Second, the undeniable transactional sale of regulatory and criminal impunity, demonstrated by the abrupt dismissal of federal lawsuits against wealthy figures like Justin Sun and the stunning presidential pardon of Changpeng Zhao, both occurring amid extensive financial dealings with WLF.
Third, the sophisticated mechanism of the USD1 stablecoin, which allows state-backed foreign entities, notably the UAE’s MGX, to deposit billions into an instrument that perpetually enriches the sitting President, fulfilling the definition of a digital Emoluments Clause violation and creating a catastrophic national security risk.
As law professor Kathleen Clark noted, the investors, whether from the Middle East or facing SEC charges, are not pouring money into the Trump family business because of their technical acumen; they are doing it because they seek “freedom from legal constraints and impunity that only the president can deliver.”
The defence often offered is that the transactions are “legal,” a distinction that only highlights the alarming truth that the WLF crypto machine was expertly engineered specifically to exploit the blind spots in American ethics and financial law. The system was custom-built to be legal but profoundly unethical.
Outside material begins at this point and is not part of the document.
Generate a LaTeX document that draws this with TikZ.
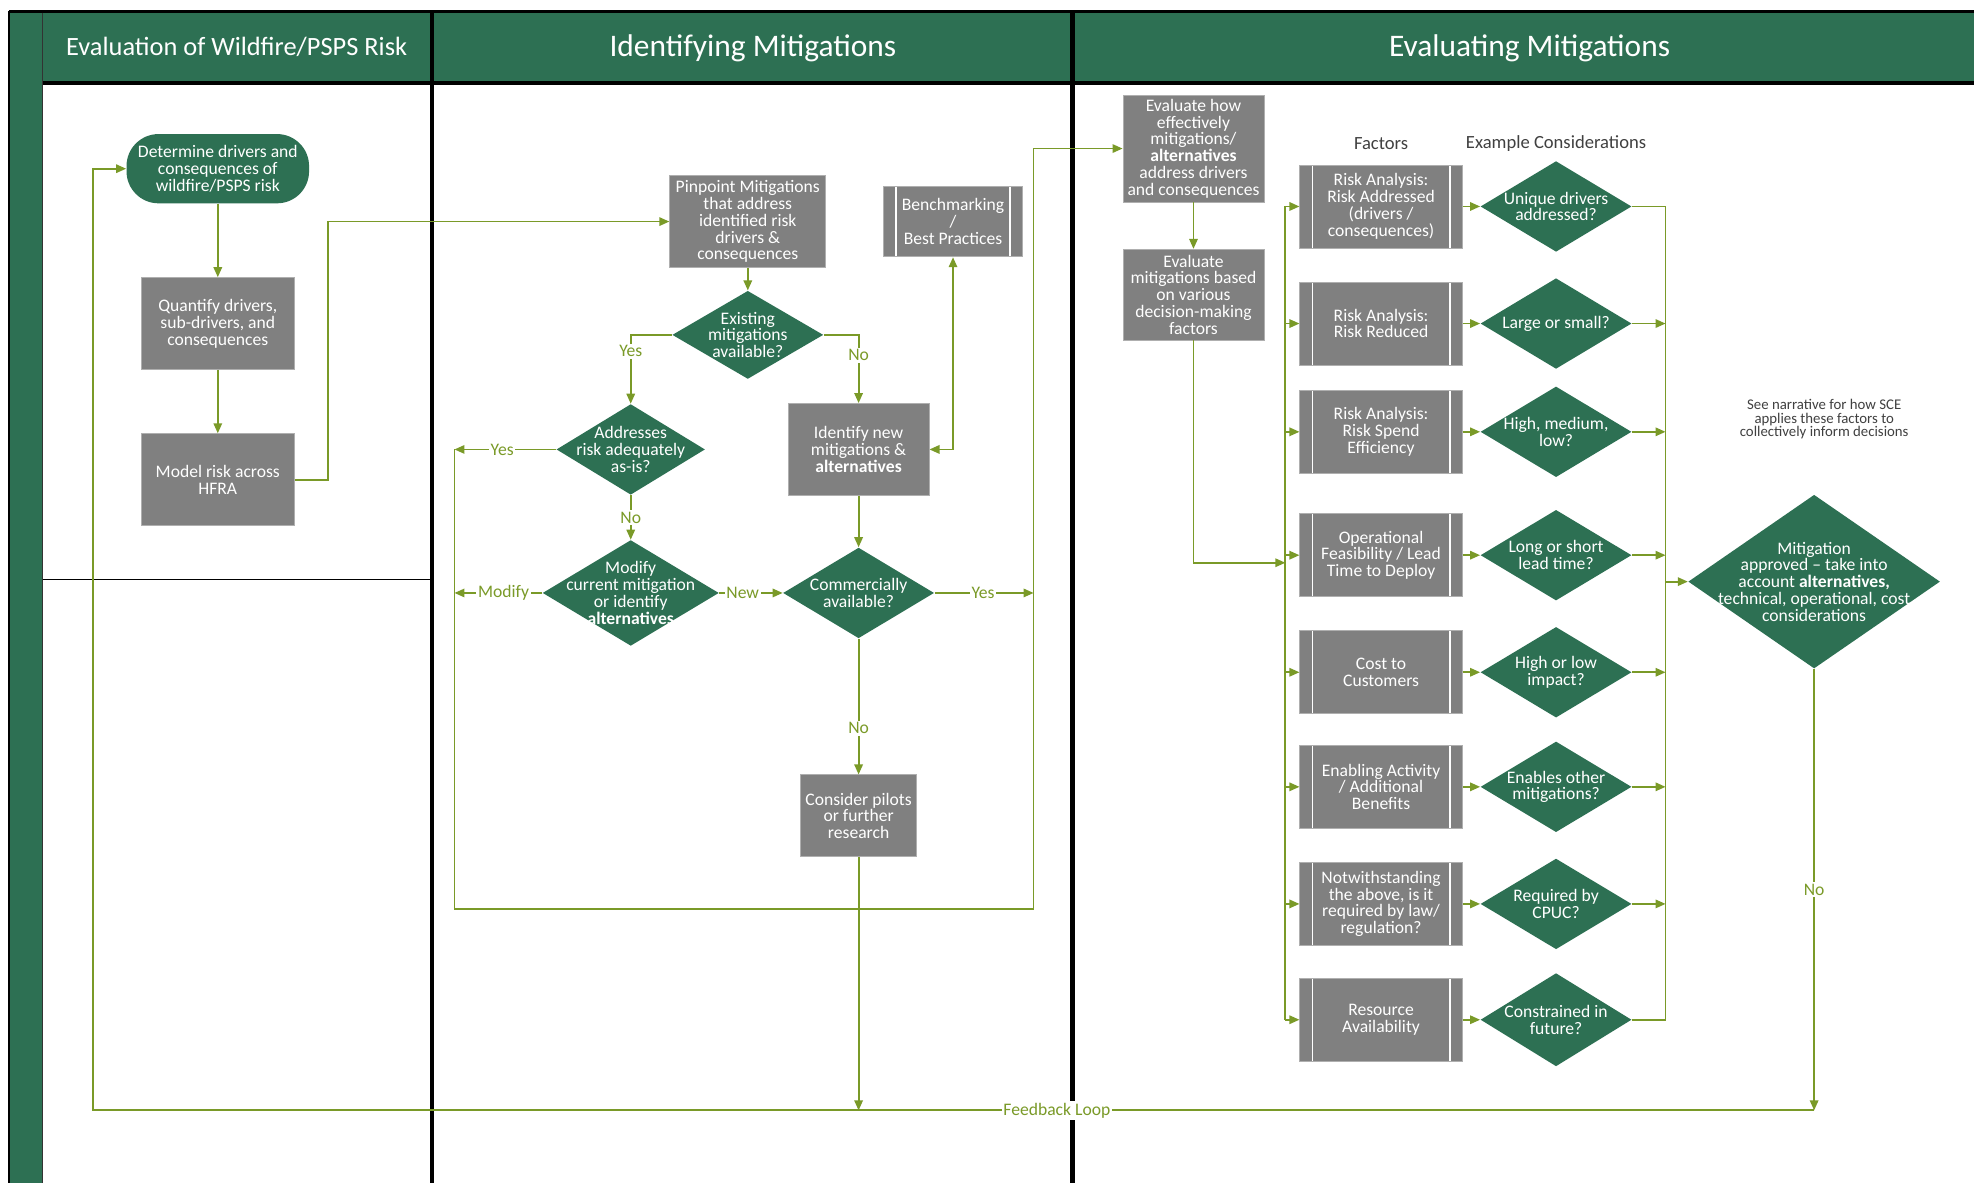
\documentclass[tikz,border=0pt]{standalone}
\usepackage{fontspec}
\setmainfont{Carlito}
\usetikzlibrary{shapes.geometric,arrows.meta,calc}
\definecolor{hgreen}{RGB}{45,112,83}
\definecolor{boxgray}{RGB}{128,128,128}
\definecolor{boxedge}{RGB}{175,175,175}
\definecolor{lineol}{RGB}{122,154,40}
\definecolor{darktxt}{RGB}{64,64,64}
\def\pxu{0.6295pt}
\newcommand\nodefont{\fontsize{8.8pt}{8.4pt}\selectfont}
\newcommand\lblfont{\fontsize{8.8pt}{8.4pt}\selectfont}
\tikzset{
  sz/.style 2 args={minimum width=#1*\pxu, minimum height=#2*\pxu},
  gbox/.style={rectangle, fill=boxgray, draw=boxedge, line width=0.4pt, text=white, align=center, inner sep=0pt, font=\nodefont},
  ppbox/.style={gbox, path picture={
     \draw[white, line width=0.9pt] ([xshift=6.3pt]path picture bounding box.north west) -- ([xshift=6.3pt]path picture bounding box.south west);
     \draw[white, line width=0.9pt] ([xshift=-6.3pt]path picture bounding box.north east) -- ([xshift=-6.3pt]path picture bounding box.south east);}},
  dia/.style={diamond, fill=hgreen, draw=none, inner sep=0pt},
  dtext/.style={text=white, align=center, inner sep=0pt, font=\nodefont},
  conn/.style={draw=lineol, line width=0.9pt},
  arr/.style={conn, -{Triangle[length=5pt,width=4.2pt]}},
  darr/.style={conn, {Triangle[length=5pt,width=4.2pt]}-{Triangle[length=5pt,width=4.2pt]}},
  lbl/.style={fill=white, text=lineol, inner sep=0.8pt, font=\lblfont},
  hdr/.style={text=white, inner sep=0pt, font=\fontsize{15.7pt}{18pt}\selectfont},
  hdrs/.style={text=white, inner sep=0pt, font=\fontsize{13.2pt}{16pt}\selectfont},
  colh/.style={text=darktxt, inner sep=0pt, font=\fontsize{9.3pt}{11pt}\selectfont},
  note/.style={text=darktxt, align=center, inner sep=0pt, font=\fontsize{7.4pt}{6.6pt}\selectfont},
}
\begin{document}
\begin{tikzpicture}[x=0.6295pt,y=-0.6295pt]
\useasboundingbox (0,0) rectangle (1568,940);
\fill[white] (0,0) rectangle (1568,940);
% ---------- swimlane frame ----------
\fill[hgreen] (8,10) rectangle (34,940);
\fill[hgreen] (34,10) rectangle (1568,65);
\draw[black, line width=1.8pt] (7,9) -- (1568,9);
\draw[black, line width=1.2pt] (7,9) -- (7,940);
\draw[black!80, line width=0.6pt] (34,10) -- (34,940);
\draw[black, line width=1.6pt] (34,66) -- (1568,66);
\draw[black, line width=2.2pt] (343,9) -- (343,940);
\draw[black, line width=2.2pt] (852,9) -- (852,940);
\draw[black, line width=0.6pt] (34,460) -- (343,460);
\node[hdrs] (h1) at (188,37) {Evaluation of Wildfire/PSPS Risk};
\node[hdr] (h2) at (598,38) {Identifying Mitigations};
\node[hdr] (h3) at (1215,38) {Evaluating Mitigations};
% ---------- lane 1 ----------
\node[rectangle, rounded corners=16pt, fill=hgreen, text=white, align=center, inner sep=0pt, font=\nodefont, sz={145}{55}] (det) at (173,134) {Determine drivers and\\consequences of\\wildfire/PSPS risk};
\node[gbox, sz={122}{73}] (quant) at (173,257) {Quantify drivers,\\sub-drivers, and\\consequences};
\node[gbox, sz={122}{73}] (model) at (173,381) {Model risk across\\HFRA};
% ---------- lane 2 ----------
\node[gbox, sz={124}{73}] (pin) at (594,176) {Pinpoint Mitigations\\that address\\identified risk\\drivers \&\\consequences};
\node[ppbox, sz={111}{56}] (bench) at (757,176) {Benchmarking\\/\\Best Practices};
\node[dia, sz={120}{70}] (exist) at (594,266) {};
\node[dtext] (exist-t) at (exist) {Existing\\mitigations\\available?};
\node[dia, sz={118}{72}] (adq) at (501,357) {};
\node[dtext] (adq-t) at (adq) {Addresses\\risk adequately\\as-is?};
\node[gbox, sz={112}{73}] (idnew) at (682,357) {Identify new\\mitigations \&\\\textbf{alternatives}};
\node[dia, sz={140}{84}] (mod) at (501,471) {};
\node[dtext] (mod-t) at (mod) {Modify\\current mitigation\\or identify\\\textbf{alternatives}};
\node[dia, sz={120}{72}] (comm) at (682,471) {};
\node[dtext] (comm-t) at (comm) {Commercially\\available?};
\node[gbox, sz={92}{65}] (pilots) at (682,648) {Consider pilots\\or further\\research};
% ---------- lane 3 ----------
\node[gbox, sz={112}{85}] (evalhow) at (948,118) {Evaluate how\\effectively\\mitigations/\\\textbf{alternatives}\\address drivers\\and consequences};
\node[gbox, sz={112}{72}] (evalbased) at (948,234) {Evaluate\\mitigations based\\on various\\decision-making\\factors};
\node[colh] (colf) at (1097,114) {Factors};
\node[colh] (colc) at (1236,114) {Example Considerations};
\node[ppbox, sz={129}{66}] (f1) at (1097,164) {Risk Analysis:\\Risk Addressed\\(drivers /\\consequences)};
\node[ppbox, sz={129}{66}] (f2) at (1097,257) {Risk Analysis:\\Risk Reduced};
\node[ppbox, sz={129}{66}] (f3) at (1097,343) {Risk Analysis:\\Risk Spend\\Efficiency};
\node[ppbox, sz={129}{66}] (f4) at (1097,441) {Operational\\Feasibility / Lead\\Time to Deploy};
\node[ppbox, sz={129}{66}] (f5) at (1097,534) {Cost to\\Customers};
\node[ppbox, sz={129}{66}] (f6) at (1097,625) {Enabling Activity\\/ Additional\\Benefits};
\node[ppbox, sz={129}{66}] (f7) at (1097,718) {Notwithstanding\\the above, is it\\required by law/\\regulation?};
\node[ppbox, sz={129}{66}] (f8) at (1097,810) {Resource\\Availability};
\node[dia, sz={120}{72}] (d1) at (1236,164) {};
\node[dtext] (d1-t) at (d1) {Unique drivers\\addressed?};
\node[dia, sz={120}{72}] (d2) at (1236,257) {};
\node[dtext] (d2-t) at (d2) {Large or small?};
\node[dia, sz={120}{72}] (d3) at (1236,343) {};
\node[dtext] (d3-t) at (d3) {High, medium,\\low?};
\node[dia, sz={120}{72}] (d4) at (1236,441) {};
\node[dtext] (d4-t) at (d4) {Long or short\\lead time?};
\node[dia, sz={120}{72}] (d5) at (1236,534) {};
\node[dtext] (d5-t) at (d5) {High or low\\impact?};
\node[dia, sz={120}{72}] (d6) at (1236,625) {};
\node[dtext] (d6-t) at (d6) {Enables other\\mitigations?};
\node[dia, sz={120}{72}] (d7) at (1236,718) {};
\node[dtext] (d7-t) at (d7) {Required by\\CPUC?};
\node[dia, sz={120}{74}] (d8) at (1236,810) {};
\node[dtext] (d8-t) at (d8) {Constrained in\\future?};
\node[dia, sz={200}{138}] (app) at (1441,462) {};
\node[dtext] (app-t) at (app) {Mitigation\\approved – take into\\account \textbf{alternatives,}\\technical, operational, cost\\considerations};
\node[note] (note) at (1449,333) {See narrative for how SCE\\applies these factors to\\collectively inform decisions};
% ---------- coordinates ----------
\coordinate (lpY) at (361,357);
\coordinate (lpM) at (361,471);
\coordinate (lpBL) at (361,722);
\coordinate (lpBR) at (821,722);
\coordinate (lpC) at (821,471);
\coordinate (busA) at (1021,447);
\coordinate (busB) at (1323,462);
\coordinate (fbR) at (1441,882);
\coordinate (fbP) at (682,882);
\coordinate (fbL) at (74,882);
% ---------- connectors lane 1 ----------
\draw[arr] (det.south) -- (quant.north);
\draw[arr] (quant.south) -- (model.north);
\draw[arr] (model.east) -- ++(26,0) |- (pin.west);
% ---------- connectors lane 2 ----------
\draw[arr] (pin.south) -- (exist.north);
\draw[arr] (exist.west) -| node[lbl, pos=0.62]{Yes} (adq.north);
\draw[arr] (exist.east) -| node[lbl, pos=0.65]{No} (idnew.north);
\draw[arr] (adq.west) -- node[lbl, pos=0.53]{Yes} (lpY);
\draw[arr] (adq.south) -- node[lbl]{No} (mod.north);
\draw[arr] (mod.west) -- node[lbl, pos=0.44]{Modify} (lpM);
\draw[arr] (mod.east) -- node[lbl, pos=0.37]{New} (comm.west);
\draw[darr] (idnew.east) -| (bench.south);
\draw[arr] (idnew.south) -- (comm.north);
\draw[arr] (comm.east) -- node[lbl, pos=0.49]{Yes} (lpC);
\draw[arr] (comm.south) -- node[lbl, pos=0.66]{No} (pilots.north);
\draw[arr] (lpY) -- (lpBL) -- (lpBR) |- (evalhow.west);
\draw[arr] (pilots.south) -- (fbP);
% ---------- connectors lane 3 ----------
\draw[arr] (evalhow.south) -- (evalbased.north);
\draw[arr] (evalbased.south) |- (busA);
\draw[conn] (f1.west -| busA) -- (f8.west -| busA);
\foreach \i in {1,...,8} {
  \draw[arr] (f\i.west -| busA) -- (f\i.west);
  \draw[arr] (f\i.east) -- (d\i.west);
}
\draw[conn] (d1.east) -- (d1.east -| busB) -- (d8.east -| busB) -- (d8.east);
\foreach \i in {2,...,7} {
  \draw[arr] (d\i.east) -- (d\i.east -| busB);
}
\draw[arr] (busB) -- (app.west);
\draw[arr] (app.south) -- node[lbl]{No} (fbR);
\draw[arr] (fbR) -- node[lbl, pos=0.44]{Feedback Loop} (fbL) |- (det.west);
\end{tikzpicture}
\end{document}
When presidential power, whether through granting pardons or overriding regulatory agencies, has a direct, calculable dollar value that flows immediately into the family bank accounts, the core principle of disinterested public service is destroyed. The President is effectively operating as an executive facilitator for his private crypto clients, a fiduciary of his own financial interests rather than those of the American people.
The lack of guardrails against foreign actors buying influence through these opaque ventures is a ticking time bomb for American democracy. Congress must undertake aggressive and immediate oversight, and judicial review must address how these financial structures violate the spirit, if not the letter, of the Constitution’s anti-corruption safeguards. This apparatus of transactional governance must be dismantled before the cost of influence becomes the final price of democracy.